Today, over two years into my marriage, I am still picking up the pieces of fragmented friendships. I am still grieving the loss of people whom I thought would be in my life forever. I’m being gracious with myself as I face moments of loneliness and consequential guilt. I’m also being smarter as I reach out to form new connections, trusting that with new seasons come new opportunities to implement my lessons learned and build connectedness once again. When it comes to friendships, we so often know where we want to end up. We paint pictures in our minds of weekly summer cookouts and yearly road trips and late-night phone calls of solidarity. However, we fail to lay down the individual stepping stones to get there, and then feel defeated and unworthy and victimised when that portrait of friendship never comes to life.

There are a few things that you must do to take responsibility for investing in connected friendships as a newlywed. First and foremost, you have to initiate plans. As a newlywed, you might experience moments of radio silence from your friends, most likely because they are also adjusting to this shift in your life and don’t want to bother you. When friends don’t reach out, rather than taking it personally and assuming the worst, initiate! Invite them over for a movie night so that they know they are welcome in your new life. Take them out for ice-cream to say thank you for sticking by your side during this transition. Reach out to them in the same way that you’d want them to reach out to you.

Secondly, you must ask difficult questions. Rooted connection requires depth, so dig deep. Ask them how they’ve felt throughout your shift into marriage. Inquire about their own fears or concerns. Listen with understanding, especially with your single pals. Odds are, they might be scared of getting left behind as they’ve watched you move into a season of life that they aren’t in yet. You’re not the only one experiencing change. Stay connected through questions.

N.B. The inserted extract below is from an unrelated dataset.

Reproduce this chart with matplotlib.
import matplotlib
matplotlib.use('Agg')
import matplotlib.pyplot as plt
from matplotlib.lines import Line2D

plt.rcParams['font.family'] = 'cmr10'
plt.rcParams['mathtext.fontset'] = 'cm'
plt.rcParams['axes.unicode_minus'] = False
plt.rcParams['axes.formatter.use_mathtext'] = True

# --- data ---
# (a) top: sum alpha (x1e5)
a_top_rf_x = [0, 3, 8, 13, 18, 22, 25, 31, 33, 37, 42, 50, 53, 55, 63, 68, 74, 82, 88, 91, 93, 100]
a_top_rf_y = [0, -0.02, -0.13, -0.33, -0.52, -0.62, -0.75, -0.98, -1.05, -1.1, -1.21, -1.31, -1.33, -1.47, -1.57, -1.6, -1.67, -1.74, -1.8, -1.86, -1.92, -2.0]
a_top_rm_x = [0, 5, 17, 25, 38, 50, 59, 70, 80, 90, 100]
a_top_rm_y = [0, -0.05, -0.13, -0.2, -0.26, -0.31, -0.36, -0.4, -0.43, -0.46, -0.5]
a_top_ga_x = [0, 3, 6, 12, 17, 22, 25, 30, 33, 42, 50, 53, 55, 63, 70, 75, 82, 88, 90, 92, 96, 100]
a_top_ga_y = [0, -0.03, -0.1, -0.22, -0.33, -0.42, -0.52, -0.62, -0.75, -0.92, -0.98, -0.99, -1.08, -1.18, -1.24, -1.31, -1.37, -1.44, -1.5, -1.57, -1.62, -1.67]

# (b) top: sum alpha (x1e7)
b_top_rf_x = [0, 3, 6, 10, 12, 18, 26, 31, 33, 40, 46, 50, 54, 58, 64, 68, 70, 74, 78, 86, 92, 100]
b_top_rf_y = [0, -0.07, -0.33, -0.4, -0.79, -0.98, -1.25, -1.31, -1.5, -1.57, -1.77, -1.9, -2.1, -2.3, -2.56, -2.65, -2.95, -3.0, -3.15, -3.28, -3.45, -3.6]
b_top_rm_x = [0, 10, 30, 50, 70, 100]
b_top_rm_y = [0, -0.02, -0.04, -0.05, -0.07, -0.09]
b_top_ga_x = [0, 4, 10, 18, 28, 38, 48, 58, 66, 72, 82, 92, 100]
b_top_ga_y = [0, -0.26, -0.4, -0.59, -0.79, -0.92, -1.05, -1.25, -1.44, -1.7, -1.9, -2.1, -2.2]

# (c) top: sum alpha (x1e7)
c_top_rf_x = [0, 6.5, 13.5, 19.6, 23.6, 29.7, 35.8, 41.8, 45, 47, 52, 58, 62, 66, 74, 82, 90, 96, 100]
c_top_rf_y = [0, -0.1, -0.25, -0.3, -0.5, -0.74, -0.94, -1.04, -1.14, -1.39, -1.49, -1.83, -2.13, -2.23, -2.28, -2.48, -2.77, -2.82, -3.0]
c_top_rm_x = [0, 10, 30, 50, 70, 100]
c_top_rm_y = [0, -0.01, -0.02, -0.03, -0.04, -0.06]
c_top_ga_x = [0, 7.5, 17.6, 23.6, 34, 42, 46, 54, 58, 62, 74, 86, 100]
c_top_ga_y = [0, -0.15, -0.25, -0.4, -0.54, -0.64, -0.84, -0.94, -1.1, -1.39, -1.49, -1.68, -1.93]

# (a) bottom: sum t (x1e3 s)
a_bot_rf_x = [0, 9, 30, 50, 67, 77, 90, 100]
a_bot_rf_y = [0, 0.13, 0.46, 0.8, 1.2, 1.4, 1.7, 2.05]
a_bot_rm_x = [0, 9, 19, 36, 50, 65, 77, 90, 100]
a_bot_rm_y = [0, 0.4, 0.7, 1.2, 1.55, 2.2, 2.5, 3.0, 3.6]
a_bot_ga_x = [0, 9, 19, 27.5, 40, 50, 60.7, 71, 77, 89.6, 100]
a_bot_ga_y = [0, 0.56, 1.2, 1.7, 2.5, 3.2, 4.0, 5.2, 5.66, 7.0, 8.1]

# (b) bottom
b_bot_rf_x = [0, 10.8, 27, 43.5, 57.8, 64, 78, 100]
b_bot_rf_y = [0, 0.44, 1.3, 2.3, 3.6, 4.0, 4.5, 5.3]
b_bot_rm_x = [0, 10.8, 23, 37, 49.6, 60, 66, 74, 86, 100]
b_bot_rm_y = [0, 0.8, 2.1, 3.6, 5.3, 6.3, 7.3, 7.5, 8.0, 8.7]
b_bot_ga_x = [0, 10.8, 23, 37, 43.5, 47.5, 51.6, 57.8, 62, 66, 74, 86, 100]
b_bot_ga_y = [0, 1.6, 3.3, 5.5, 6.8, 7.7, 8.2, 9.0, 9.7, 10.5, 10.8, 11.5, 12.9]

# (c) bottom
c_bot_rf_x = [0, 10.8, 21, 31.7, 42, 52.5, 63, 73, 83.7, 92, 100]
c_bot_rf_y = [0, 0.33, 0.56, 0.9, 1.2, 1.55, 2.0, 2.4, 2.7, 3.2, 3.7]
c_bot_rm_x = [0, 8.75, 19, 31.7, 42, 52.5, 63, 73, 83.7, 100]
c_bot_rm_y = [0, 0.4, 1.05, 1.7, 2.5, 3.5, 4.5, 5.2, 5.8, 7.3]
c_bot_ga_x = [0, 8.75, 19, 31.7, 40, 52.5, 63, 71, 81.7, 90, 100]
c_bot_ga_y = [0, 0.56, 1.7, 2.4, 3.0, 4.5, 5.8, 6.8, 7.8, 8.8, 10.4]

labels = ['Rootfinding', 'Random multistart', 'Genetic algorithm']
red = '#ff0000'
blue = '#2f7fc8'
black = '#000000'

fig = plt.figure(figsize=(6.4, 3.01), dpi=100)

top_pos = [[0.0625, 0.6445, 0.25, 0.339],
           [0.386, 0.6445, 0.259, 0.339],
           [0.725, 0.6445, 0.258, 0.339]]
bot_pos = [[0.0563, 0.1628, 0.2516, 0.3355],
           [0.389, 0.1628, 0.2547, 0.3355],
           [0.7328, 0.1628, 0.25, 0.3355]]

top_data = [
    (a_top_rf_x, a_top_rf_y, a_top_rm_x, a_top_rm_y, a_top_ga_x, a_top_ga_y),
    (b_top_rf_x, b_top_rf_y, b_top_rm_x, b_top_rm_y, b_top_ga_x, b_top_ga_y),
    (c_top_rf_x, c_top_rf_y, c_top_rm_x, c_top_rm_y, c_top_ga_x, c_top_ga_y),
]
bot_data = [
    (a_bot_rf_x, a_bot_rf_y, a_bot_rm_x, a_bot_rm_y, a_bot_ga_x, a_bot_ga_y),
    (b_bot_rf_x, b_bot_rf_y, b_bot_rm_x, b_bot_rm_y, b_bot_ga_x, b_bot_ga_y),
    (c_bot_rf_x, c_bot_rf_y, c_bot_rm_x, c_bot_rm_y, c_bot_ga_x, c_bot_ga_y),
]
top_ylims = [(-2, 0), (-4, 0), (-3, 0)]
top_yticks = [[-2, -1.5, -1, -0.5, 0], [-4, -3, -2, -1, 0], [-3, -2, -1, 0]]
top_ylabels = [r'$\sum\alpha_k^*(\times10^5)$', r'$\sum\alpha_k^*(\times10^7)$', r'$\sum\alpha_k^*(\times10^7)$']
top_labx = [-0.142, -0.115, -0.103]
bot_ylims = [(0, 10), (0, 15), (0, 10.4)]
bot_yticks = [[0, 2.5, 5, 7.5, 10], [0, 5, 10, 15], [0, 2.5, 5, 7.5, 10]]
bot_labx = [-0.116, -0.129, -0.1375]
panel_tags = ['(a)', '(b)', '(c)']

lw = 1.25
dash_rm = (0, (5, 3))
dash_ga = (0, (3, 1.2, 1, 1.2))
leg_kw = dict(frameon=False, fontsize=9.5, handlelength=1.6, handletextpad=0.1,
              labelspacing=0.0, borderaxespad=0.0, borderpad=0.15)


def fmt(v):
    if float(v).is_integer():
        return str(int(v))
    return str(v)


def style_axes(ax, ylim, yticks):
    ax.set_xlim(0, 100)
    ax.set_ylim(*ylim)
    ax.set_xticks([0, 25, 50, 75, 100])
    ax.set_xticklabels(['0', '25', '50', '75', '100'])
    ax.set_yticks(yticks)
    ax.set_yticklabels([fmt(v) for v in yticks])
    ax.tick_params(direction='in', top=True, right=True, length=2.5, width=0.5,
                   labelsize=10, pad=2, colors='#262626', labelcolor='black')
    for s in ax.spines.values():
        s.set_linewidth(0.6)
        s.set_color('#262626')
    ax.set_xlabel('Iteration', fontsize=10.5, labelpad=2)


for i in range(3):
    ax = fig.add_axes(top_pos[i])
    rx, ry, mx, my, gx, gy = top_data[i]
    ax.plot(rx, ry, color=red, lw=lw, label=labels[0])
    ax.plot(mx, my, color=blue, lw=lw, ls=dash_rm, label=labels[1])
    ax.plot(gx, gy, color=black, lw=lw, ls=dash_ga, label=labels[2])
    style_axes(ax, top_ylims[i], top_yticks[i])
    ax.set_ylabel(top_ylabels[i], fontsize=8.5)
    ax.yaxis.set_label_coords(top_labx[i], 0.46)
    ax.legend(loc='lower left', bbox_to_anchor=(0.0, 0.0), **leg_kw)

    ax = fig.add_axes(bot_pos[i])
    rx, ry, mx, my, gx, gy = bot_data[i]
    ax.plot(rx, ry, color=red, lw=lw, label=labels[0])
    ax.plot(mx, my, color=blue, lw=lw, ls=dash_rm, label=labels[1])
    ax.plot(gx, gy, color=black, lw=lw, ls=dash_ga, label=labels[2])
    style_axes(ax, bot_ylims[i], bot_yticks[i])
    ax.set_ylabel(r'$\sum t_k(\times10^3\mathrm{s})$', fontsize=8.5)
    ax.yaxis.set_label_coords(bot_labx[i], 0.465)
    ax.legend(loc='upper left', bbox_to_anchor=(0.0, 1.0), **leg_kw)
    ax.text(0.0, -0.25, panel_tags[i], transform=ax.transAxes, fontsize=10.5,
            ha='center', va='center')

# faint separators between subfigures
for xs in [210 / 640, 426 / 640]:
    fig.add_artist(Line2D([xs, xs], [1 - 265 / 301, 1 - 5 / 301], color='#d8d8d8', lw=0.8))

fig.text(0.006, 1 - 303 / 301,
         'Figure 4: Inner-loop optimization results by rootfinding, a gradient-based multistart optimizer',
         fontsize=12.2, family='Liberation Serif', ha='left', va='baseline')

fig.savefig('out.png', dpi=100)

Lastly, be open with where you’re at in this new time of your life. Let your friends know that yeah, you’re married now, but you still highly value your friendships and don’t plan on giving any of them up. Then, fill them in on how and where some things might be different and ask them for patience and grace as you explore this uncharted territory the best that you can. Tell them if Friday nights are your new designated date nights, and let them know if you and your spouse have agreed to leave phones in the kitchen after 8pm. There is no shame in taking steps and creating boundaries that protect the sacredness of your new marriage, and the right friends will not only understand that, they’ll support it and respect it.

You can continue to grow, even if it is in a slightly different direction than some of your closest friends. What matters is that you are intentionally staying connected at the roots. Pal, relationships will morph and shift in and out of new seasons. That’s life. We see it every year in the life span of flowers. There are annuals, gracing your life with vibrant colour and joy for a period of time. Then there are perennials, coming back with persistence, season after season after season, ready to shift and grow alongside you, no matter the circumstance. Relationships matter. All of them. Yes, your marriage is the most important relationship you’ll ever have, but it is not, and cannot, be the only one. Now go. Dig deep to stay connected at the roots of your friendships and come what may, you’ll be sure to grow together through it all.